What to produce:
Retype only the lines running from the line that contains "Rebuild this chart" to the line that contains "var distRange = [0.08, 0.40];", inclusive, and leave the pictures behind.

Records with drawing code:

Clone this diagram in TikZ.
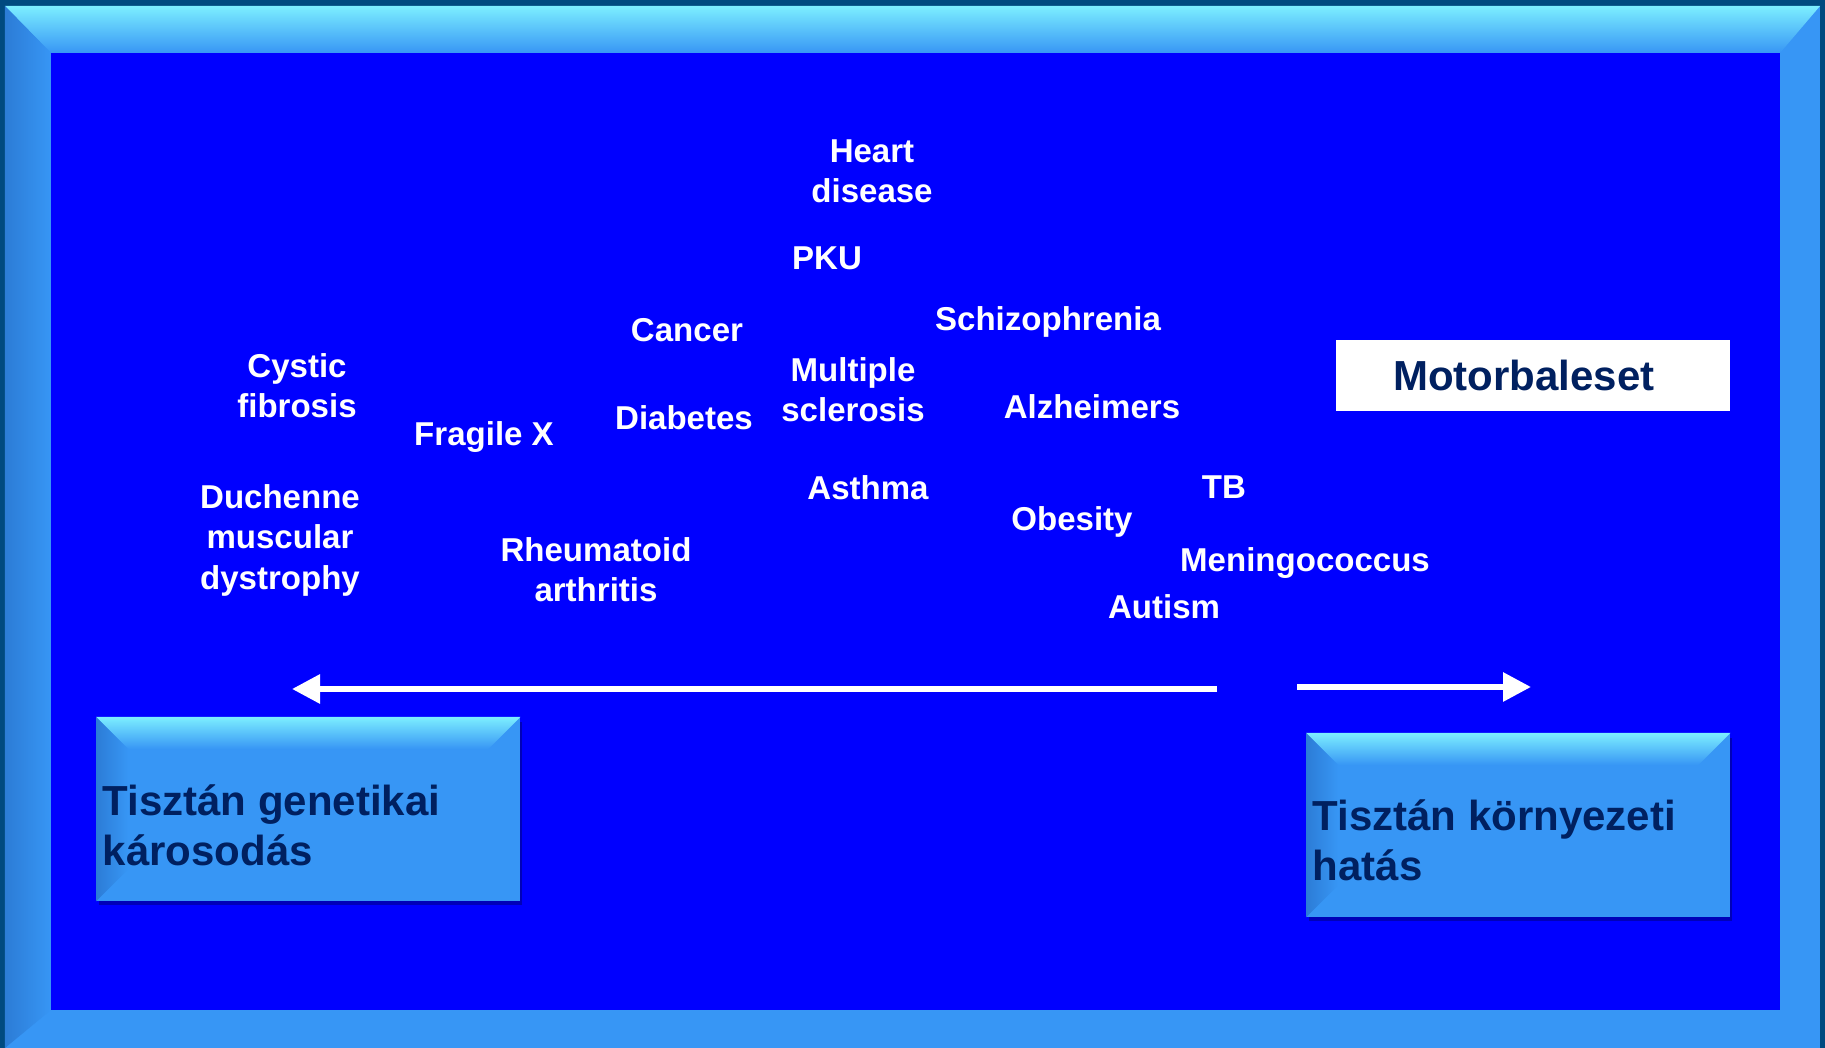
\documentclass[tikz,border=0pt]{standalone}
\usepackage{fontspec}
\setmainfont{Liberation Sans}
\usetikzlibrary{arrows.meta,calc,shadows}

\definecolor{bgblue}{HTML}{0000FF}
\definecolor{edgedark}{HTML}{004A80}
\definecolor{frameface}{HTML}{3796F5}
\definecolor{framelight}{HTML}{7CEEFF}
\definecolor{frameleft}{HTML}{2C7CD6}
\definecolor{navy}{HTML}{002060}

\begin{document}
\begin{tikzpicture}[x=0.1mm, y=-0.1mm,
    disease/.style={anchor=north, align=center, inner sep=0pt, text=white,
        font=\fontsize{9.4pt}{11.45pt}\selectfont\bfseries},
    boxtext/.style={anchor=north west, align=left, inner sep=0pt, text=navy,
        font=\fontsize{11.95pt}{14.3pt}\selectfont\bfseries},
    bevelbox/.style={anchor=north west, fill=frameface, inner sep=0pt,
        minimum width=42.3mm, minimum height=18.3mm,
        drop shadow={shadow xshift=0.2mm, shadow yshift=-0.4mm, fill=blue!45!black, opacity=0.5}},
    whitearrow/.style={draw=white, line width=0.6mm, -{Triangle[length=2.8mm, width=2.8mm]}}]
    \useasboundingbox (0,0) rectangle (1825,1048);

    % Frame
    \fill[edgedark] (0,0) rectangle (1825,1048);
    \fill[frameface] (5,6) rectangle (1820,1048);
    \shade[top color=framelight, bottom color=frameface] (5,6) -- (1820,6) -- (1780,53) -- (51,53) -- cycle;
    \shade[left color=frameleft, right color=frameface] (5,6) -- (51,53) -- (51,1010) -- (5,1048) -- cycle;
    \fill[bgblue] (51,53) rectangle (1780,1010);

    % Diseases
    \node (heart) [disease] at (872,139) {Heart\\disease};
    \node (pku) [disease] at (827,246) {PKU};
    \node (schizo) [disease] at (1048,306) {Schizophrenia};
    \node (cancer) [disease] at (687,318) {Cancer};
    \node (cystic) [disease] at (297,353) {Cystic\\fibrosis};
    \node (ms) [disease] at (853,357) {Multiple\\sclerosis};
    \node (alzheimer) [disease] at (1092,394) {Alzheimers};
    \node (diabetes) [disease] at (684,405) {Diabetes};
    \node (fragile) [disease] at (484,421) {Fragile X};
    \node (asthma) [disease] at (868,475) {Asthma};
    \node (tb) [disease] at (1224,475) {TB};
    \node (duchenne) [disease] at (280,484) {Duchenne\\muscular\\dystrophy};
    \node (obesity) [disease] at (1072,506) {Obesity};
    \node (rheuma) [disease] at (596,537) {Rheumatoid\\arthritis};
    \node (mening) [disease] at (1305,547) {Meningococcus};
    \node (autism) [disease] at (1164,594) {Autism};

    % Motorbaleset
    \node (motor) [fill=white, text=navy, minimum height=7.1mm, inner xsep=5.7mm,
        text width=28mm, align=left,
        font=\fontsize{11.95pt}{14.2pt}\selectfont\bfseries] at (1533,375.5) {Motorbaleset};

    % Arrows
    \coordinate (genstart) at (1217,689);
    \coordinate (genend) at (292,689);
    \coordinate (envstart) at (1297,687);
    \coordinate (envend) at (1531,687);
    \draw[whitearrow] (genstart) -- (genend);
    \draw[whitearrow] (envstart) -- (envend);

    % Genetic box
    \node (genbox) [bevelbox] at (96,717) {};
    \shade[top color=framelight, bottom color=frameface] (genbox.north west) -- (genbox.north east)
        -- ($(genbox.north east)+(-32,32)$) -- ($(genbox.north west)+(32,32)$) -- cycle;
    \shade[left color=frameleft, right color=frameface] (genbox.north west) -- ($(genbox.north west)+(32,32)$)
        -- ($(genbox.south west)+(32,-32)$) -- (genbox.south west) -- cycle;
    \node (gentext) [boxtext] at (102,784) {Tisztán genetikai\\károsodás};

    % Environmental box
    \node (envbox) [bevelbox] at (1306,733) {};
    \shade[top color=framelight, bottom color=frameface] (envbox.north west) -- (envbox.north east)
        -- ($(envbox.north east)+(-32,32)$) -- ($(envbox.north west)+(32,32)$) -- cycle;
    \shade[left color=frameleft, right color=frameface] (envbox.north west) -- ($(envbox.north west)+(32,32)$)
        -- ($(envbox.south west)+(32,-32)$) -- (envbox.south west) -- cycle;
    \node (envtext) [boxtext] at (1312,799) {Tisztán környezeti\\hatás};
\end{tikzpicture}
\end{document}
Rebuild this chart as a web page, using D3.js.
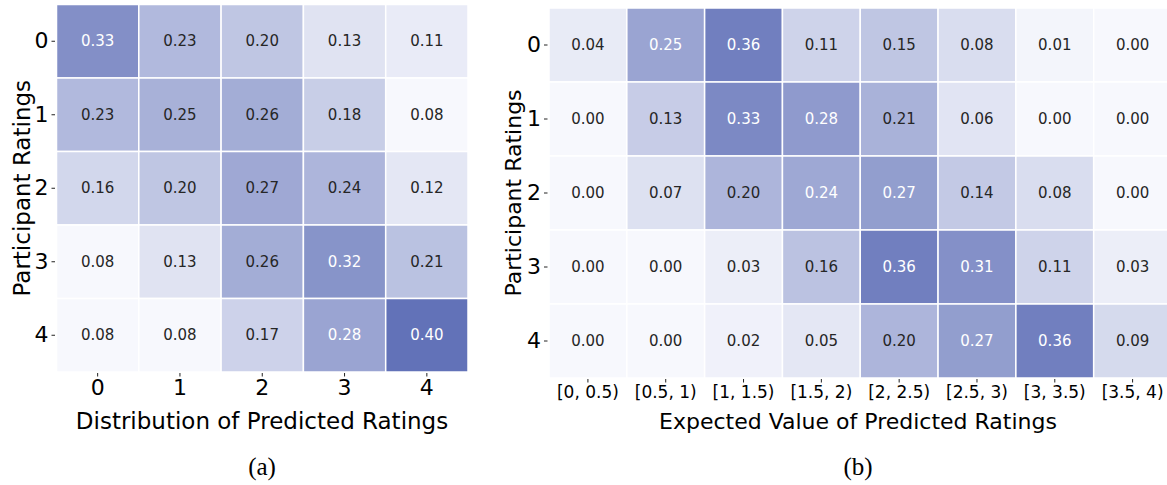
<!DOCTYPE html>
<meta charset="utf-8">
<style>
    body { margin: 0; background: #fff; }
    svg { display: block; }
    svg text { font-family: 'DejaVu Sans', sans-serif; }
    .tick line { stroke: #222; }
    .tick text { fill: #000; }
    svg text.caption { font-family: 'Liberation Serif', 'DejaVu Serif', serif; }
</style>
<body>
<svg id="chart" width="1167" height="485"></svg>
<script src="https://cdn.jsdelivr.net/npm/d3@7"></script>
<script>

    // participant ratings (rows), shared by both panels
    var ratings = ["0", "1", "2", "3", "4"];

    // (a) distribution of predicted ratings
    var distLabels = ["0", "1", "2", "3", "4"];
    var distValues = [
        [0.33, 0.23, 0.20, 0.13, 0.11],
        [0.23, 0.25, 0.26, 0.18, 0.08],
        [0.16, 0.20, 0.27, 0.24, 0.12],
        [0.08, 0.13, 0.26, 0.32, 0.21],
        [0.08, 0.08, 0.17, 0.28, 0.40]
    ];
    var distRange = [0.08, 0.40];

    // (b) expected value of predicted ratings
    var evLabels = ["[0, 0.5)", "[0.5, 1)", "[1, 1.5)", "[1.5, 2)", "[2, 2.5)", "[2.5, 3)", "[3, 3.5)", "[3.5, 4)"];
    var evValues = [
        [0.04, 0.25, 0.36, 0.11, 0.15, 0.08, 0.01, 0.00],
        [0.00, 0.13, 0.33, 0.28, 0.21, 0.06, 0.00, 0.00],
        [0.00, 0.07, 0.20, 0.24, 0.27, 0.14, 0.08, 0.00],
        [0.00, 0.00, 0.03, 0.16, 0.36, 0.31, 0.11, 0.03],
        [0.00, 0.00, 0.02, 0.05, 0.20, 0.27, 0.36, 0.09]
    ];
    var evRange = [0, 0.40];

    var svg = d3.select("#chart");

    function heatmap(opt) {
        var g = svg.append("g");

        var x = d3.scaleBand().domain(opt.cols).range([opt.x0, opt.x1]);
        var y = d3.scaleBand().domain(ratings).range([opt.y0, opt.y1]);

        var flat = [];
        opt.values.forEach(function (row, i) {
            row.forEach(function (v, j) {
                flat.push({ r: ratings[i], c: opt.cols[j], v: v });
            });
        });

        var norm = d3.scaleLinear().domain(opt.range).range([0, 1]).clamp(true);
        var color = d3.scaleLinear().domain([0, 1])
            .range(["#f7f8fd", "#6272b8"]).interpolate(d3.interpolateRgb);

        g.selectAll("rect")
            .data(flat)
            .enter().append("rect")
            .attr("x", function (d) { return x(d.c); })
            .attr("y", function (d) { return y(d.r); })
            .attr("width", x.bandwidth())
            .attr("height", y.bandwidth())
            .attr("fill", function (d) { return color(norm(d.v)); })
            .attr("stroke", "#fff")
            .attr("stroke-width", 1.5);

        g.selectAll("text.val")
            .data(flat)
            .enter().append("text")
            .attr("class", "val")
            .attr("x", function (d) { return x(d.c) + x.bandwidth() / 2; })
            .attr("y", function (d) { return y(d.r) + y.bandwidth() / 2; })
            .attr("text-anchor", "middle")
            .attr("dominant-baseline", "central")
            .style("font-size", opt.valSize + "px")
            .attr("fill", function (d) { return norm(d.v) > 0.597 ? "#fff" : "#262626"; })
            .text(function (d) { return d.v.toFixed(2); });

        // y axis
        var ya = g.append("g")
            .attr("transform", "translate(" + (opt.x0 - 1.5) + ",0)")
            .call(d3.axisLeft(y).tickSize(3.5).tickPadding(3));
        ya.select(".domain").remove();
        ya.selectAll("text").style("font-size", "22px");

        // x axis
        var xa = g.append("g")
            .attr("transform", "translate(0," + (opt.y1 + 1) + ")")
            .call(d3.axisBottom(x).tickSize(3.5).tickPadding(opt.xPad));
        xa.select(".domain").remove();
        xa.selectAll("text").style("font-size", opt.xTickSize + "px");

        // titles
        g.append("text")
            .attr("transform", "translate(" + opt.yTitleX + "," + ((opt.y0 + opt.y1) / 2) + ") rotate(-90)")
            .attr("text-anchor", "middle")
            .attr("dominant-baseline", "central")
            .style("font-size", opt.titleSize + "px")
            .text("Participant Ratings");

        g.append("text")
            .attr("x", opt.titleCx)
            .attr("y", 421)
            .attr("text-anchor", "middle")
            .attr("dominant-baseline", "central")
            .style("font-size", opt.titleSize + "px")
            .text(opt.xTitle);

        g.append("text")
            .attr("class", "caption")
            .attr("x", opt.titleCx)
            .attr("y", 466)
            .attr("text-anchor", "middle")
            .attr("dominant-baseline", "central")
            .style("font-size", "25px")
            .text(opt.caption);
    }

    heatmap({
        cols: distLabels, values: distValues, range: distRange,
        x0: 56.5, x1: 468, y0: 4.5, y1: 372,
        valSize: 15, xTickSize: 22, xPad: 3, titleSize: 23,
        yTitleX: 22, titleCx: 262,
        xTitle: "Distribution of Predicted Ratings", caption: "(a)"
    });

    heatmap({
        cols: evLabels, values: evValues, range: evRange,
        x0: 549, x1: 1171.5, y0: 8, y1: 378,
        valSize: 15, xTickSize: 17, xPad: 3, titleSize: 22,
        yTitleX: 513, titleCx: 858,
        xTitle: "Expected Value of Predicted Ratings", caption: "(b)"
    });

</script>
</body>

The response:
Rebuild this chart as a web page, using D3.js.
<!DOCTYPE html>
<meta charset="utf-8">
<style>
    body { margin: 0; background: #fff; }
    svg { display: block; }
    svg text { font-family: 'DejaVu Sans', sans-serif; }
    .tick line { stroke: #222; }
    .tick text { fill: #000; }
    svg text.caption { font-family: 'Liberation Serif', 'DejaVu Serif', serif; }
</style>
<body>
<svg id="chart" width="1167" height="485"></svg>
<script src="https://cdn.jsdelivr.net/npm/d3@7"></script>
<script>

    // participant ratings (rows), shared by both panels
    var ratings = ["0", "1", "2", "3", "4"];

    // (a) distribution of predicted ratings
    var distLabels = ["0", "1", "2", "3", "4"];
    var distValues = [
        [0.33, 0.23, 0.20, 0.13, 0.11],
        [0.23, 0.25, 0.26, 0.18, 0.08],
        [0.16, 0.20, 0.27, 0.24, 0.12],
        [0.08, 0.13, 0.26, 0.32, 0.21],
        [0.08, 0.08, 0.17, 0.28, 0.40]
    ];
    var distRange = [0.08, 0.40];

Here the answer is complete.